Caucus How-To: Authentication Integration
Last revised: 13 November 2002
I. Introduction

Note:  this document refers to the web-server based authentication method used in Caucus 4.3 and earlier, and thus is primarily of historical interest.

Caucus 4.4 and up offers an alternate authentication method that has many advantages over the old method, especially regarding integration with other web applications.  See the Caucus 4.4 login method description instead for details.

As described in How does Caucus user authentication work?, Caucus depends on the web server to actually authenticate the user -- although Caucus can, in most cases, manipulate the user file or user database that keeps track of the userids and passwords. 

II. Other Software

There is an increasing desire to "integrate" different web-based tools, such as Caucus, with each other.  With respect to authentication, this usually means that, when the tools have been "integrated", the user's expectation is that they'll only have to login once, and will be automatically recognized by both applications.

Making this happen can be either a very satisfying or very frustrating experience, depending on how each tool views user authentication.  If you have a choice of tools, it would be wise to examine how each handles authentication before making your final choice.

There are three dimensions to consider when integrating Caucus and any other tool (or any two tools):

  1. Master/slave vs. peer-to-peer.
    Will one application clearly be the "master", in the sense that the users will enter via this application, and see the other application as apparently "just another feature" of the first?  Or will both applications appear as "peers", i.e. users may enter either application and somehow see or use the other from "inside"?

    The first case is often the easiest, since if the user needs to change their authentication (or potentially other personal info, such as e-mail, address, etc.), they're probably going to do it just in the one app.  The second app may even have those capabilities turned off in some manner.

    In the peer-to-peer case, you may find there's a need for both applications to inform the other of changes in authentication or personal information -- which can be a headache depending on how each handles the data.

  2. Webserver authentication vs. "inside the tool" authentication.
    Where does authentication occur for each tool?  If both tools use the webserver, then shared authentication can be very simple.  If both do their own authentication, then both may have to have (added) tools to exchange information with each other.  If one uses the webserver, and the other does its own, then data exchange may have to happen with the webserver (or wherever the webserver gets its information from).

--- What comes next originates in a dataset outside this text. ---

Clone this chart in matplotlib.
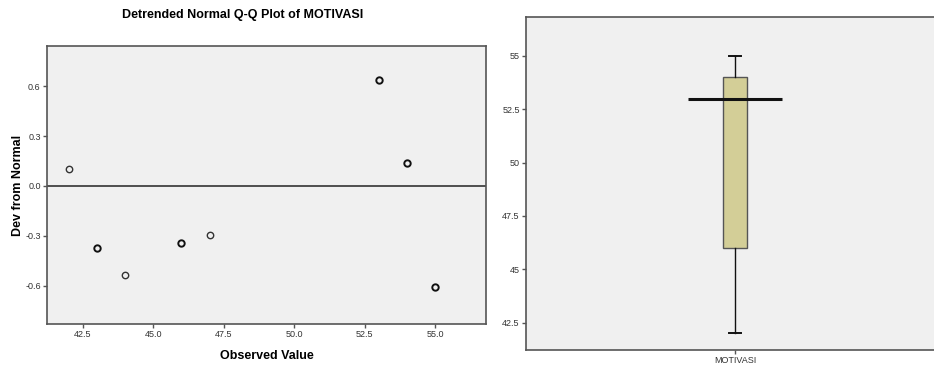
import matplotlib
matplotlib.use('Agg')
import matplotlib.pyplot as plt

plt.rcParams['font.family'] = ['Liberation Sans', 'DejaVu Sans']

# detrended Q-Q data
observed = [42, 43, 44, 46, 47, 53, 54, 55]
dev_normal = [0.100, -0.372, -0.534, -0.340, -0.296, 0.640, 0.136, -0.608]
heavy = [False, True, False, True, False, True, True, True]   # overlapping points look darker

# box plot summary
var_name = 'MOTIVASI'
box_min, box_q1, box_med, box_q3, box_max = 42, 46, 53, 54, 55

bg = '#F0F0F0'
frame = '#555555'

fig = plt.figure(figsize=(9.34, 3.66), dpi=100)

# ---- left: detrended Q-Q plot
ax1 = fig.add_axes([0.0503, 0.1148, 0.470, 0.7596])
ax1.set_facecolor(bg)
ax1.axhline(0, color='#222222', lw=1.1, zorder=1)
for x, y, h in zip(observed, dev_normal, heavy):
    ax1.plot(x, y, 'o', ms=4.6, mfc='none', mec='#111111' if h else '#333333',
             mew=1.4 if h else 1.0, zorder=3)
ax1.set_xlim(41.23, 56.8)
ax1.set_ylim(-0.83, 0.842)
ax1.set_xticks([42.5, 45.0, 47.5, 50.0, 52.5, 55.0])
ax1.set_xticklabels(['42.5', '45.0', '47.5', '50.0', '52.5', '55.0'])
ax1.set_yticks([-0.6, -0.3, 0.0, 0.3, 0.6])
ax1.set_yticklabels(['-0.6', '-0.3', '0.0', '0.3', '0.6'])
ax1.tick_params(direction='out', length=3, width=1, color=frame, labelsize=6.5,
                labelcolor='#333333', pad=1.5)
for s in ax1.spines.values():
    s.set_color(frame)
    s.set_linewidth(1.2)
ax1.set_xlabel('Observed Value', fontsize=9, fontweight='bold', labelpad=8)
ax1.set_ylabel('Dev from Normal', fontsize=9, fontweight='bold', labelpad=1)
fig.text(0.2596, 0.959, 'Detrended Normal Q-Q Plot of ' + var_name, ha='center', va='center',
         fontsize=9, fontweight='bold')

# ---- right: box plot (axes runs past the right edge of the image)
ax2 = fig.add_axes([0.5632, 0.0437, 0.4482, 0.9107])
ax2.set_facecolor(bg)
stats = [dict(med=box_med, q1=box_q1, q3=box_q3, whislo=box_min, whishi=box_max, label=var_name)]
ax2.bxp(stats, positions=[1], widths=0.115, showfliers=False, patch_artist=True,
        boxprops=dict(facecolor='#D3CE97', edgecolor='#555555', linewidth=1),
        whiskerprops=dict(color='#111111', linewidth=1),
        capprops=dict(color='#111111', linewidth=1.4),
        medianprops=dict(visible=False))
ax2.hlines(box_med, 1 - 0.2245, 1 + 0.2245, colors='#111111', linewidth=2.2, zorder=4)
ax2.set_xlim(0, 2)
ax2.set_ylim(41.22, 56.84)
ax2.set_yticks([42.5, 45, 47.5, 50, 52.5, 55])
ax2.set_yticklabels(['42.5', '45', '47.5', '50', '52.5', '55'])
ax2.set_xticks([1])
ax2.set_xticklabels([var_name])
ax2.tick_params(direction='out', length=3, width=1, color=frame, labelsize=6.5,
                labelcolor='#333333', pad=1.5)
for s in ax2.spines.values():
    s.set_color(frame)
    s.set_linewidth(1.2)

fig.savefig('out.png', dpi=100)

  3. Same server vs. different servers.
    If both applications are using the web server to perform authentication, they had better both be running (physically located) on the same server!  Otherwise shared authentication may be impossible.

    Tools that used totally web-based "inside the tool" authentication may not care where they are, since they'll probably be exchanging information over the web in either case.  Make sure to consider how information will be exchanged, and see if the same/different server choice will impact the method of exchange.

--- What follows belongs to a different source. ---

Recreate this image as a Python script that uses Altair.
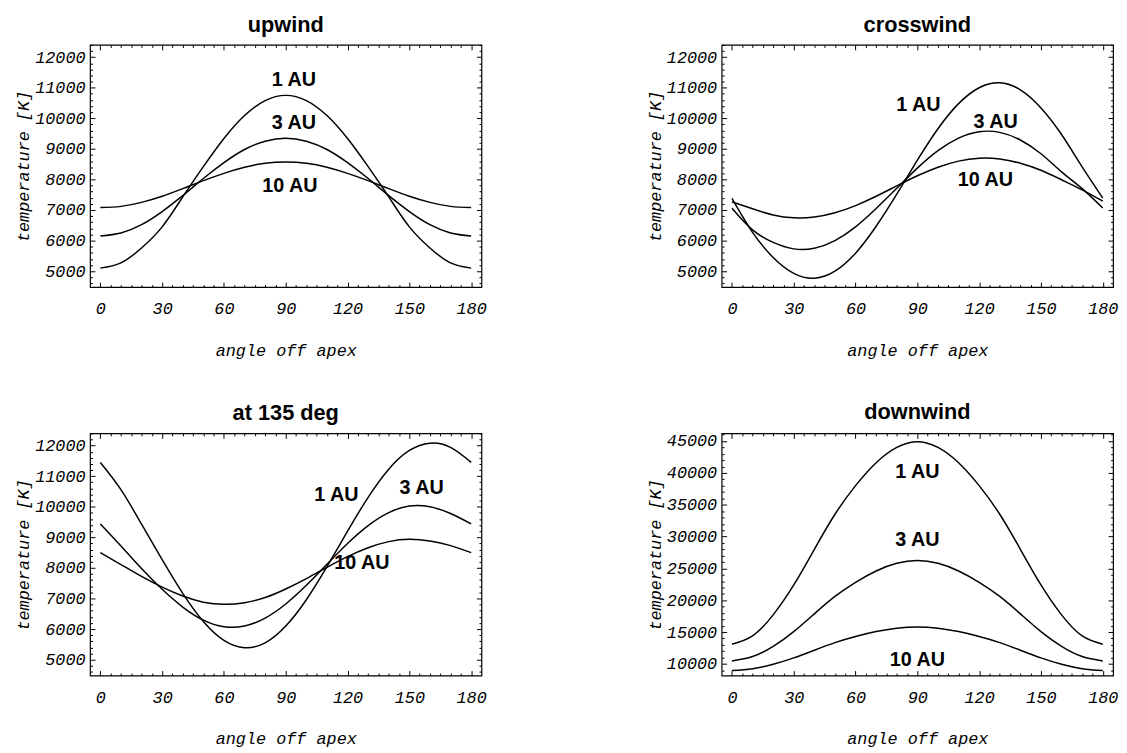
import altair as alt
import pandas as pd

angles = [0, 10, 20, 30, 40, 50, 60, 70, 80, 90, 100, 110, 120, 130, 140, 150, 160, 170, 180]
dists = ["1 AU", "3 AU", "10 AU"]

upwind_1 = [5100, 5270, 5760, 6450, 7430, 8420, 9340, 10090, 10580, 10750, 10580, 10090, 9340, 8420, 7430, 6450, 5760, 5270, 5100]
upwind_3 = [6150, 6250, 6520, 6950, 7470, 8030, 8550, 8980, 9250, 9350, 9250, 8980, 8550, 8030, 7470, 6950, 6520, 6250, 6150]
upwind_10 = [7080, 7120, 7250, 7450, 7700, 7960, 8200, 8400, 8530, 8570, 8530, 8400, 8200, 7960, 7700, 7450, 7250, 7120, 7080]

cross_1 = [7380, 6270, 5450, 4930, 4770, 5000, 5590, 6470, 7520, 8630, 9660, 10480, 11000, 11160, 10930, 10340, 9470, 8410, 7390]
cross_3 = [7060, 6350, 5940, 5730, 5750, 6000, 6450, 7050, 7710, 8370, 8940, 9350, 9560, 9540, 9290, 8840, 8250, 7700, 7065]
cross_10 = [7270, 7040, 6840, 6745, 6770, 6910, 7145, 7450, 7790, 8120, 8400, 8600, 8695, 8670, 8530, 8300, 7990, 7660, 7290]

d135_1 = [11450, 10560, 9430, 8270, 7170, 6250, 5630, 5390, 5550, 6100, 6960, 8040, 9200, 10310, 11230, 11840, 12080, 11940, 11450]
d135_3 = [9440, 8720, 7980, 7300, 6720, 6290, 6075, 6100, 6360, 6820, 7430, 8120, 8800, 9385, 9810, 10025, 10000, 9780, 9440]
d135_10 = [8500, 8110, 7720, 7370, 7080, 6880, 6810, 6860, 7030, 7310, 7650, 8020, 8370, 8660, 8860, 8935, 8880, 8730, 8500]

down_1 = [13100, 14400, 17700, 22400, 28000, 33500, 38000, 41600, 44000, 44900, 44000, 41600, 38000, 33500, 28000, 22400, 17700, 14400, 13100]
down_3 = [10470, 11160, 12760, 15080, 17870, 20600, 22820, 24600, 25800, 26240, 25800, 24600, 22820, 20600, 17870, 15080, 12760, 11160, 10470]
down_10 = [8960, 9260, 9950, 10950, 12160, 13350, 14310, 15080, 15600, 15790, 15600, 15080, 14310, 13350, 12160, 10950, 9950, 9260, 8960]

# label anchor points (data units)
up_lx = [94, 94, 92]
up_ly = [11260, 9840, 7770]
cr_lx = [90.5, 128, 123]
cr_ly = [10420, 9870, 7970]
d135_lx = [114.6, 156, 127]
d135_ly = [10380, 10600, 8150]
dn_lx = [90, 90, 90]
dn_ly = [40170, 29460, 10670]

x_major = [0, 30, 60, 90, 120, 150, 180]
x_minor = list(range(0, 181, 5))
t_major = [5000, 6000, 7000, 8000, 9000, 10000, 11000, 12000]
t_minor = list(range(4600, 12401, 200))
dn_major = [10000, 15000, 20000, 25000, 30000, 35000, 40000, 45000]
dn_minor = list(range(9000, 46001, 1000))

W, H = 396, 245
MONO = "Liberation Mono"
SANS = "Liberation Sans"


def make_df(series):
    rows = []
    for dist, vals in zip(dists, series):
        for a, v in zip(angles, vals):
            rows.append({"angle": a, "temp": v, "dist": dist})
    return pd.DataFrame(rows)


def panel(title, series, lx, ly, ydomain, ymajor, yminor, ystep):
    df = make_df(series)
    ldf = pd.DataFrame({"x": lx, "y": ly, "label": dists})
    xs = alt.Scale(domain=[-5, 185], nice=False, zero=False)
    ys = alt.Scale(domain=ydomain, nice=False, zero=False)
    tick_x = {"condition": {"test": "datum.value % 30 === 0", "value": 5}, "value": 2.5}
    tick_y = {"condition": {"test": f"datum.value % {ystep} === 0", "value": 5}, "value": 2.5}
    base = alt.Chart(df)
    lines = base.mark_line(color="black", strokeWidth=1.5, interpolate="natural").encode(
        x=alt.X("angle:Q", scale=xs, axis=alt.Axis(values=x_major, ticks=False, domain=False, grid=False,
                                                   labelPadding=14, title="angle off apex", titlePadding=26,
                                                   format="d")),
        y=alt.Y("temp:Q", scale=ys, axis=alt.Axis(values=ymajor, ticks=False, domain=False, grid=False,
                                                  labelPadding=5, title="temperature [K]", titlePadding=2,
                                                  format="d")),
        detail="dist:N",
    )
    ticks_a = base.mark_line(opacity=0).encode(
        x=alt.X("angle:Q", scale=xs, axis=alt.Axis(orient="top", offset=-H, values=x_minor, labels=False,
                                                   domain=False, grid=False, title=None, tickSize=tick_x,
                                                   tickColor="black")),
        y=alt.Y("temp:Q", scale=ys, axis=alt.Axis(orient="right", offset=-W, values=yminor, labels=False,
                                                  domain=False, grid=False, title=None, tickSize=tick_y,
                                                  tickColor="black")),
        detail="dist:N",
    )
    ticks_b = base.mark_line(opacity=0).encode(
        x=alt.X("angle:Q", scale=xs, axis=alt.Axis(orient="bottom", offset=-H, values=x_minor, labels=False,
                                                   domain=False, grid=False, title=None, tickSize=tick_x,
                                                   tickColor="black")),
        y=alt.Y("temp:Q", scale=ys, axis=alt.Axis(orient="left", offset=-W, values=yminor, labels=False,
                                                  domain=False, grid=False, title=None, tickSize=tick_y,
                                                  tickColor="black")),
        detail="dist:N",
    )
    text = alt.Chart(ldf).mark_text(font=SANS, fontWeight="bold", fontSize=20, color="black",
                                    align="center", baseline="middle").encode(
        x=alt.X("x:Q", scale=xs, axis=None),
        y=alt.Y("y:Q", scale=ys, axis=None),
        text="label:N",
    )
    return alt.layer(lines, ticks_a, ticks_b, text).resolve_axis(
        x="independent", y="independent"
    ).properties(
        width=W, height=H,
        title=alt.Title(title, font=SANS, fontSize=22, fontWeight="bold", color="black",
                        anchor="middle", frame="group", offset=8),
    )


p1 = panel("upwind", [upwind_1, upwind_3, upwind_10], up_lx, up_ly, [4480, 12400], t_major, t_minor, 1000)
p2 = panel("crosswind", [cross_1, cross_3, cross_10], cr_lx, cr_ly, [4480, 12400], t_major, t_minor, 1000)
p3 = panel("at 135 deg", [d135_1, d135_3, d135_10], d135_lx, d135_ly, [4480, 12400], t_major, t_minor, 1000)
p4 = panel("downwind", [down_1, down_3, down_10], dn_lx, dn_ly, [8180, 46200], dn_major, dn_minor, 5000)

chart = alt.vconcat(
    alt.hconcat(p1, p2, spacing=160),
    alt.hconcat(p3, p4, spacing=160),
    spacing=42,
).properties(
    padding={"left": 6, "top": 0, "right": 0, "bottom": 0},
    background="white",
).configure_view(
    stroke="black", strokeWidth=1.2
).configure_axis(
    labelFont=MONO, labelFontStyle="italic", labelFontSize=17, labelColor="black",
    titleFont=MONO, titleFontStyle="italic", titleFontWeight="normal", titleFontSize=17, titleColor="black",
)

chart.save("out.html", embed_options={"renderer": "svg", "actions": False})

III. Integrating with Caucus

Integrating another tool's authentication with Caucus' will typically fit into one of the situations described below:

  1. Both tools use the webserver, and both read/write to the webserver's data source (such as a flat 'passwd' file) as needed.
    This is the easiest case (as long as both apps run on the same server!).  All that is needed is to make sure that both tools are considered to be in the same "authentication realm".  For Apache, this can be as simple as putting both tools under a common directory, and password protecting that directory.  For iPlanet, you choose a realm when declaring a directory or CGI application password protected -- use the same realm for both Caucus and the other app.

  2. Both tools use the webserver, but the authentication data is stored in an unusual place.
    For example, Apache can be modified to do authentication against a variety of original sources -- such as LDAP or an SQL database.  This means that either Caucus or the other app or both may need to be able to read/write to that original source.  The document How does Caucus user authentication work? describes the template cpw2.c program, which can be modified to work with any original data source.

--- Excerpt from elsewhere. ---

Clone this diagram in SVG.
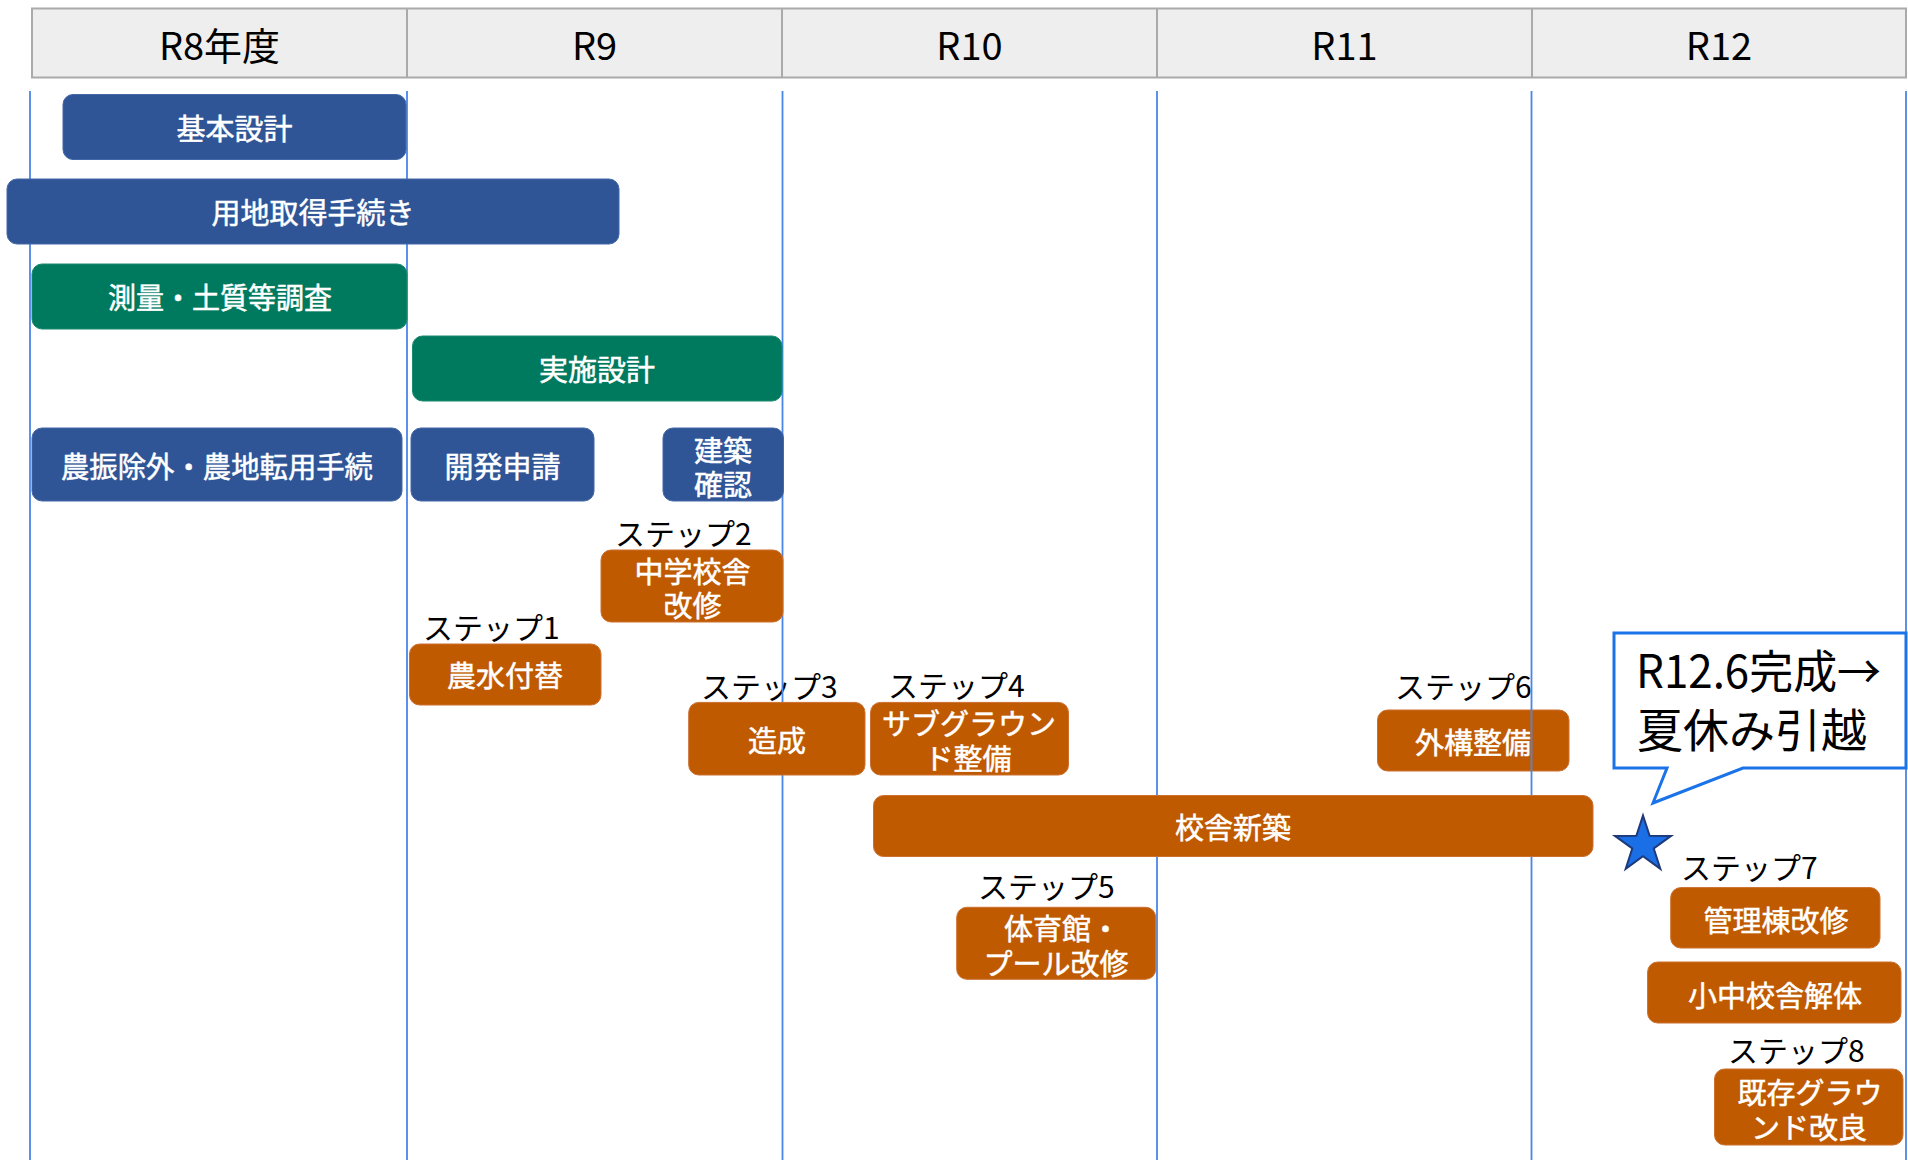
<svg xmlns="http://www.w3.org/2000/svg" width="1908" height="1160" viewBox="0 0 1908 1160">
<style>
  .hdr{font-family:"Noto Sans CJK JP","Liberation Sans",sans-serif;font-size:38px;fill:#000;text-anchor:middle}
  .bt{font-family:"Noto Sans CJK JP","Liberation Sans",sans-serif;font-size:29px;fill:#fff;stroke:#fff;stroke-width:0.5;text-anchor:middle;dominant-baseline:central}
  .st{font-family:"Noto Sans CJK JP","Liberation Sans",sans-serif;font-size:30px;fill:#000}
  .co{font-family:"Noto Sans CJK JP","Liberation Sans",sans-serif;font-size:46px;fill:#000}
  .blue{fill:#2f5597;stroke:#4468a8;stroke-width:1}
  .green{fill:#007a5e;stroke:#1a8a70;stroke-width:1}
  .orange{fill:#c05a00;stroke:#cc7030;stroke-width:1}
  .grid{stroke:#4a86e8;stroke-width:1.8}
  .hsep{stroke:#aaaaaa;stroke-width:2}
</style>
<rect width="1908" height="1160" fill="#ffffff"/>

<g id="header">
  <rect x="32" y="8.5" width="1874" height="69" fill="#eeeeee" stroke="#aaaaaa" stroke-width="2"/>
  <line class="hsep" x1="407" y1="8.5" x2="407" y2="77.5"/>
  <line class="hsep" x1="782" y1="8.5" x2="782" y2="77.5"/>
  <line class="hsep" x1="1157" y1="8.5" x2="1157" y2="77.5"/>
  <line class="hsep" x1="1532" y1="8.5" x2="1532" y2="77.5"/>
  <text class="hdr" x="219.5" y="60">R8年度</text>
  <text class="hdr" x="594.5" y="60">R9</text>
  <text class="hdr" x="969.5" y="60">R10</text>
  <text class="hdr" x="1344.5" y="60">R11</text>
  <text class="hdr" x="1719" y="60">R12</text>
</g>

<g id="labels">
  <text class="st" x="423" y="639">ステップ1</text>
  <text class="st" x="615" y="545">ステップ2</text>
  <text class="st" x="701" y="698">ステップ3</text>
  <text class="st" x="888" y="697">ステップ4</text>
  <text class="st" x="978" y="898">ステップ5</text>
  <text class="st" x="1395" y="698">ステップ6</text>
  <text class="st" x="1681" y="879">ステップ7</text>
  <text class="st" x="1728" y="1062">ステップ8</text>
</g>

<g id="n-gaiko">
  <rect class="orange" x="1377.5" y="710" width="191.5" height="61" rx="10"/>
  <text class="bt" x="1473" y="741">外構整備</text>
</g>

<g id="grid">
  <line class="grid" x1="30" y1="91" x2="30" y2="1160"/>
  <line class="grid" x1="407" y1="91" x2="407" y2="1160"/>
  <line class="grid" x1="782.5" y1="91" x2="782.5" y2="1160"/>
  <line class="grid" x1="1157" y1="91" x2="1157" y2="1160"/>
  <line class="grid" x1="1531.5" y1="91" x2="1531.5" y2="1160"/>
  <line class="grid" x1="1906" y1="91" x2="1906" y2="1160"/>
</g>

<g id="n-kihon">
  <rect class="blue" x="63" y="94.5" width="343" height="65" rx="10"/>
  <text class="bt" x="234.5" y="127">基本設計</text>
</g>
<g id="n-yochi">
  <rect class="blue" x="7" y="179" width="612" height="65" rx="10"/>
  <text class="bt" x="313" y="211">用地取得手続き</text>
</g>
<g id="n-sokuryo">
  <rect class="green" x="32" y="264" width="375" height="65" rx="10"/>
  <text class="bt" x="220" y="296" textLength="224" lengthAdjust="spacingAndGlyphs">測量・土質等調査</text>
</g>
<g id="n-jisshi">
  <rect class="green" x="412.5" y="336" width="369.5" height="65" rx="10"/>
  <text class="bt" x="597" y="368">実施設計</text>
</g>
<g id="n-noshin">
  <rect class="blue" x="32" y="428" width="370" height="73" rx="10"/>
  <text class="bt" x="217" y="465" textLength="312" lengthAdjust="spacingAndGlyphs">農振除外・農地転用手続</text>
</g>
<g id="n-kaihatsu">
  <rect class="blue" x="411" y="428" width="183" height="73" rx="10"/>
  <text class="bt" x="502.5" y="465">開発申請</text>
</g>
<g id="n-kenchiku">
  <rect class="blue" x="663" y="428" width="120.5" height="73" rx="10"/>
  <text class="bt" x="723" y="449">建築</text>
  <text class="bt" x="723" y="483">確認</text>
</g>
<g id="n-chugaku">
  <rect class="orange" x="601" y="550" width="182" height="72" rx="10"/>
  <text class="bt" x="692.5" y="570">中学校舎</text>
  <text class="bt" x="692.5" y="604">改修</text>
</g>
<g id="n-nosui">
  <rect class="orange" x="409.5" y="644" width="191.5" height="61" rx="10"/>
  <text class="bt" x="505" y="674">農水付替</text>
</g>
<g id="n-zosei">
  <rect class="orange" x="688.7" y="702.4" width="176.3" height="72.6" rx="10"/>
  <text class="bt" x="777" y="739">造成</text>
</g>
<g id="n-sub">
  <rect class="orange" x="870.5" y="702.4" width="198" height="72.6" rx="10"/>
  <text class="bt" x="969" y="722">サブグラウン</text>
  <text class="bt" x="968" y="757">ド整備</text>
</g>
<g id="n-koshashinchiku">
  <rect class="orange" x="873.5" y="795.5" width="719.5" height="61" rx="10"/>
  <text class="bt" x="1233" y="826">校舎新築</text>
</g>
<g id="n-taiikukan">
  <rect class="orange" x="956.7" y="907.3" width="199" height="72" rx="10"/>
  <text class="bt" x="1062" y="927">体育館・</text>
  <text class="bt" x="1056" y="962">プール改修</text>
</g>
<g id="n-kanri">
  <rect class="orange" x="1670.7" y="887.6" width="209.3" height="60.4" rx="10"/>
  <text class="bt" x="1776" y="919">管理棟改修</text>
</g>
<g id="n-kaitai">
  <rect class="orange" x="1647.6" y="962" width="253.4" height="61" rx="10"/>
  <text class="bt" x="1775" y="994">小中校舎解体</text>
</g>
<g id="n-kizon">
  <rect class="orange" x="1714.5" y="1069" width="188.5" height="76" rx="10"/>
  <text class="bt" x="1810" y="1091">既存グラウ</text>
  <text class="bt" x="1809" y="1126">ンド改良</text>
</g>

<g id="callout">
  <path d="M1614,633 H1906 V768 H1743 L1653,803 L1667,768 H1614 Z" fill="#ffffff" stroke="#1a73e8" stroke-width="3" stroke-linejoin="miter"/>
  <text class="co" x="1636" y="688" textLength="245" lengthAdjust="spacingAndGlyphs">R12.6完成→</text>
  <text class="co" x="1637" y="747">夏休み引越</text>
</g>

<g id="star">
  <polygon points="1643,815.5 1649.64,835.86 1671.06,835.88 1653.75,848.49 1660.34,868.87 1643,856.3 1625.66,868.87 1632.25,848.49 1614.94,835.88 1636.36,835.86" fill="#1a6ee6" stroke="#1f3a7a" stroke-width="2" stroke-linejoin="miter"/>
</g>
</svg>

  3. Caucus is the "master", and the other tool does its own authentication.
    Caucus can pass authentication information in the URL to the other app.  (This can be tricky, because Caucus may not have the user's password -- typically only an encrypted form of the password is readable.)

    Caucus version 4.35 and above has a set of "stub" CML files that can be used to pass changes in authentication and personal information, made by users or managers inside Caucus, to an outside app.  These stubs are:

      intg_create.i Create a new user
      intg_change.i Change an existing user
      intg_encpass.i    Get encrypted password for a user

    These files are automatically included ("called") by the CML files that perform the appropriate create or change events inside Caucus.  To use them, you must "set integration 1" in the Local/switch.i file in the appropriate CML interface directory.

    These files in turn run the corresponding shell scripts intg_create and intg_change, which are provided as template files with Caucus.  (Also included is the script intg_urlencode, which is a service utility for URL-encoding any authentication or personal information that needs to be sent over the web.)  The idea is that these files could then send user creations or changes to the other app via the web; obviously the details of precisely how that happens will vavary from app to ap  (One very useful open-source tool that may help is Curl, a command-line based web form "poster", which can be downloaded from

  4. Caucus is the "slave" or a peer, and the other tool does its own authentication.
    This is a very difficult situation.  Even if the other app can pass authentication info to the webserver, it's still nearly impossible to avoid the browser userid/password dialog box pop-up when entering Caucus.